INFORMATION SHOWN
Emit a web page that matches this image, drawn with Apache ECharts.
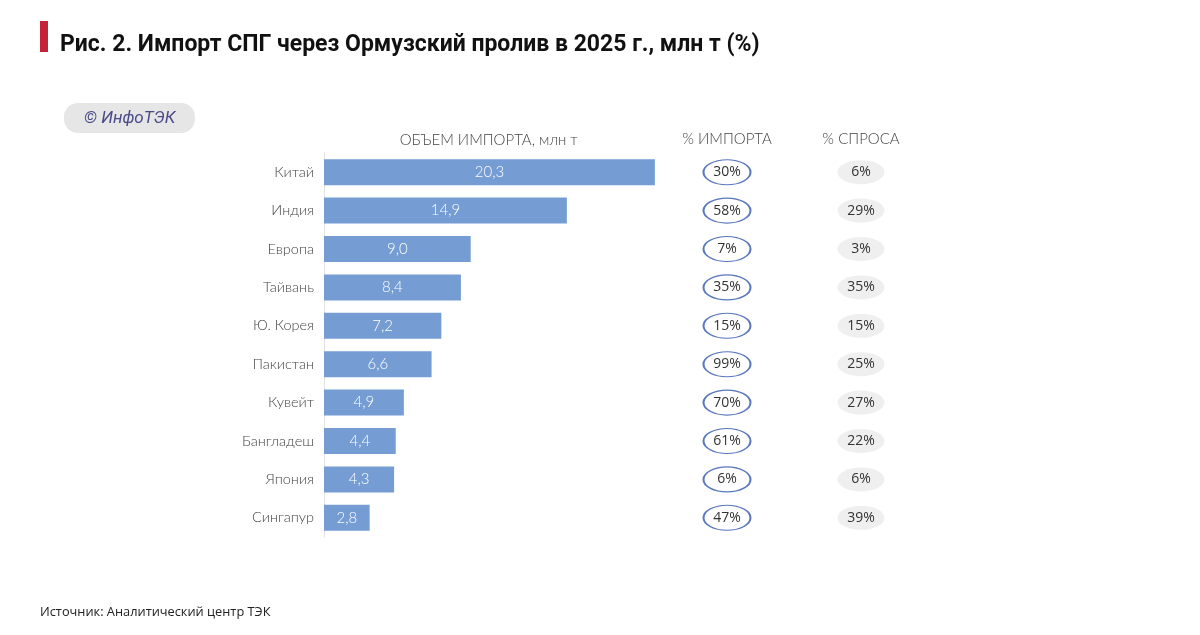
<!DOCTYPE html>
<html><head><meta charset="utf-8">
<script src="https://cdn.jsdelivr.net/npm/echarts@6/dist/echarts.min.js"></script>
<style>html,body{margin:0;padding:0;background:#fff}#c{width:1200px;height:635px}</style>
</head><body><div id="c"></div>
<script>
const categories = ['Китай','Индия','Европа','Тайвань','Ю. Корея','Пакистан','Кувейт','Бангладеш','Япония','Сингапур'];
const importVolume = [20.3, 14.9, 9.0, 8.4, 7.2, 6.6, 4.9, 4.4, 4.3, 2.8];
const importShare = [30, 58, 7, 35, 15, 99, 70, 61, 6, 47];
const demandShare = [6, 29, 3, 35, 15, 25, 27, 22, 6, 39];
const headers = ['ОБЪЕМ ИМПОРТА, млн т', '% ИМПОРТА', '% СПРОСА'];

const chart = echarts.init(document.getElementById('c'));
const gTop = 153, gBottom = 635 - 537;
const lightFont = 'Lato';
const catAxis = (gi, show) => ({
  type: 'category', gridIndex: gi, data: categories, inverse: true,
  axisTick: {show: false},
  axisLine: {show: show, lineStyle: {color: '#e2e2e2'}},
  axisLabel: {show: show, color: '#444', fontSize: 14.5, fontFamily: lightFont, fontWeight: 300, margin: 10}
});
const pctSeries = (gi, data, bordered) => ({
  type: 'scatter', xAxisIndex: gi, yAxisIndex: gi,
  data: data.map((v, i) => [0, i, v]),
  symbol: 'circle', symbolSize: bordered ? [47, 25] : [47, 24],
  itemStyle: bordered ? {color: '#fff', borderColor: '#5a78bd', borderWidth: 1.5, opacity: 1}
                      : {color: '#efefef', opacity: 1},
  label: {show: true, position: 'inside', formatter: p => p.value[2] + '%', color: '#333', fontSize: 14, fontFamily: 'Open Sans'},
  silent: true, z: 3
});
chart.setOption({
  animation: false,
  title: {text: 'Рис. 2. Импорт СПГ через Ормузский пролив в 2025 г., млн т (%)', left: 55, top: 29,
    textStyle: {fontFamily: 'Roboto', fontWeight: 'bold', fontSize: 23, color: '#111'}},
  graphic: [
    {type: 'rect', left: 40, top: 21, shape: {width: 8, height: 31}, style: {fill: '#c4213a'}},
    {type: 'rect', left: 64, top: 103, shape: {width: 131, height: 30, r: 14}, style: {fill: '#e6e6e6'}},
    {type: 'text', left: 84, top: 110, style: {text: '© ИнфоТЭК', fill: '#4a4a8a', fontSize: 17, fontStyle: 'italic', fontFamily: 'Roboto'}},
    {type: 'text', left: 40, top: 606, style: {text: 'Источник: Аналитический центр ТЭК', fill: '#222', fontSize: 12.8, fontFamily: 'Open Sans'}}
  ],
  grid: [
    {left: 324, width: 407.5, top: gTop, bottom: gBottom},
    {left: 703, width: 48, top: gTop, bottom: gBottom},
    {left: 837, width: 48, top: gTop, bottom: gBottom}
  ],
  xAxis: [
    {type: 'value', gridIndex: 0, min: 0, max: 25, show: true, position: 'top',
     axisLine: {show: false}, axisTick: {show: false}, axisLabel: {show: false}, splitLine: {show: false},
     name: headers[0], nameLocation: 'middle', nameGap: 5,
     nameTextStyle: {color: '#444', fontSize: 15, fontFamily: lightFont, fontWeight: 300, padding: [0, 0, 0, -78]}},
    {type: 'category', gridIndex: 1, data: [headers[1]], position: 'top',
     axisLine: {show: false}, axisTick: {show: false},
     axisLabel: {color: '#444', fontSize: 15, fontFamily: lightFont, fontWeight: 300, margin: 6}},
    {type: 'category', gridIndex: 2, data: [headers[2]], position: 'top',
     axisLine: {show: false}, axisTick: {show: false},
     axisLabel: {color: '#444', fontSize: 15, fontFamily: lightFont, fontWeight: 300, margin: 6}}
  ],
  yAxis: [catAxis(0, true), catAxis(1, false), catAxis(2, false)],
  series: [
    {type: 'bar', xAxisIndex: 0, yAxisIndex: 0, data: importVolume, barWidth: 26,
     itemStyle: {color: '#759dd3'},
     label: {show: true, position: 'inside', formatter: p => p.value.toFixed(1).replace('.', ','),
       color: '#fff', fontSize: 15, fontFamily: lightFont, fontWeight: 300}},
    pctSeries(1, importShare, true),
    pctSeries(2, demandShare, false)
  ]
});
</script></body></html>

GOAL OF THE EXERCISE
Restate the whole of the material word for word without the pictures.

THE ANSWER
Emit a web page that matches this image, drawn with Apache ECharts.
<!DOCTYPE html>
<html><head><meta charset="utf-8">
<script src="https://cdn.jsdelivr.net/npm/echarts@6/dist/echarts.min.js"></script>
<style>html,body{margin:0;padding:0;background:#fff}#c{width:1200px;height:635px}</style>
</head><body><div id="c"></div>
<script>
const categories = ['Китай','Индия','Европа','Тайвань','Ю. Корея','Пакистан','Кувейт','Бангладеш','Япония','Сингапур'];
const importVolume = [20.3, 14.9, 9.0, 8.4, 7.2, 6.6, 4.9, 4.4, 4.3, 2.8];
const importShare = [30, 58, 7, 35, 15, 99, 70, 61, 6, 47];
const demandShare = [6, 29, 3, 35, 15, 25, 27, 22, 6, 39];
const headers = ['ОБЪЕМ ИМПОРТА, млн т', '% ИМПОРТА', '% СПРОСА'];

const chart = echarts.init(document.getElementById('c'));
const gTop = 153, gBottom = 635 - 537;
const lightFont = 'Lato';
const catAxis = (gi, show) => ({
  type: 'category', gridIndex: gi, data: categories, inverse: true,
  axisTick: {show: false},
  axisLine: {show: show, lineStyle: {color: '#e2e2e2'}},
  axisLabel: {show: show, color: '#444', fontSize: 14.5, fontFamily: lightFont, fontWeight: 300, margin: 10}
});
const pctSeries = (gi, data, bordered) => ({
  type: 'scatter', xAxisIndex: gi, yAxisIndex: gi,
  data: data.map((v, i) => [0, i, v]),
  symbol: 'circle', symbolSize: bordered ? [47, 25] : [47, 24],
  itemStyle: bordered ? {color: '#fff', borderColor: '#5a78bd', borderWidth: 1.5, opacity: 1}
                      : {color: '#efefef', opacity: 1},
  label: {show: true, position: 'inside', formatter: p => p.value[2] + '%', color: '#333', fontSize: 14, fontFamily: 'Open Sans'},
  silent: true, z: 3
});
chart.setOption({
  animation: false,
  title: {text: 'Рис. 2. Импорт СПГ через Ормузский пролив в 2025 г., млн т (%)', left: 55, top: 29,
    textStyle: {fontFamily: 'Roboto', fontWeight: 'bold', fontSize: 23, color: '#111'}},
  graphic: [
    {type: 'rect', left: 40, top: 21, shape: {width: 8, height: 31}, style: {fill: '#c4213a'}},
    {type: 'rect', left: 64, top: 103, shape: {width: 131, height: 30, r: 14}, style: {fill: '#e6e6e6'}},
    {type: 'text', left: 84, top: 110, style: {text: '© ИнфоТЭК', fill: '#4a4a8a', fontSize: 17, fontStyle: 'italic', fontFamily: 'Roboto'}},
    {type: 'text', left: 40, top: 606, style: {text: 'Источник: Аналитический центр ТЭК', fill: '#222', fontSize: 12.8, fontFamily: 'Open Sans'}}
  ],
  grid: [
    {left: 324, width: 407.5, top: gTop, bottom: gBottom},
    {left: 703, width: 48, top: gTop, bottom: gBottom},
    {left: 837, width: 48, top: gTop, bottom: gBottom}
  ],
  xAxis: [
    {type: 'value', gridIndex: 0, min: 0, max: 25, show: true, position: 'top',
     axisLine: {show: false}, axisTick: {show: false}, axisLabel: {show: false}, splitLine: {show: false},
     name: headers[0], nameLocation: 'middle', nameGap: 5,
     nameTextStyle: {color: '#444', fontSize: 15, fontFamily: lightFont, fontWeight: 300, padding: [0, 0, 0, -78]}},
    {type: 'category', gridIndex: 1, data: [headers[1]], position: 'top',
     axisLine: {show: false}, axisTick: {show: false},
     axisLabel: {color: '#444', fontSize: 15, fontFamily: lightFont, fontWeight: 300, margin: 6}},
    {type: 'category', gridIndex: 2, data: [headers[2]], position: 'top',
     axisLine: {show: false}, axisTick: {show: false},
     axisLabel: {color: '#444', fontSize: 15, fontFamily: lightFont, fontWeight: 300, margin: 6}}
  ],
  yAxis: [catAxis(0, true), catAxis(1, false), catAxis(2, false)],
  series: [
    {type: 'bar', xAxisIndex: 0, yAxisIndex: 0, data: importVolume, barWidth: 26,
     itemStyle: {color: '#759dd3'},
     label: {show: true, position: 'inside', formatter: p => p.value.toFixed(1).replace('.', ','),
       color: '#fff', fontSize: 15, fontFamily: lightFont, fontWeight: 300}},
    pctSeries(1, importShare, true),
    pctSeries(2, demandShare, false)
  ]
});
</script></body></html>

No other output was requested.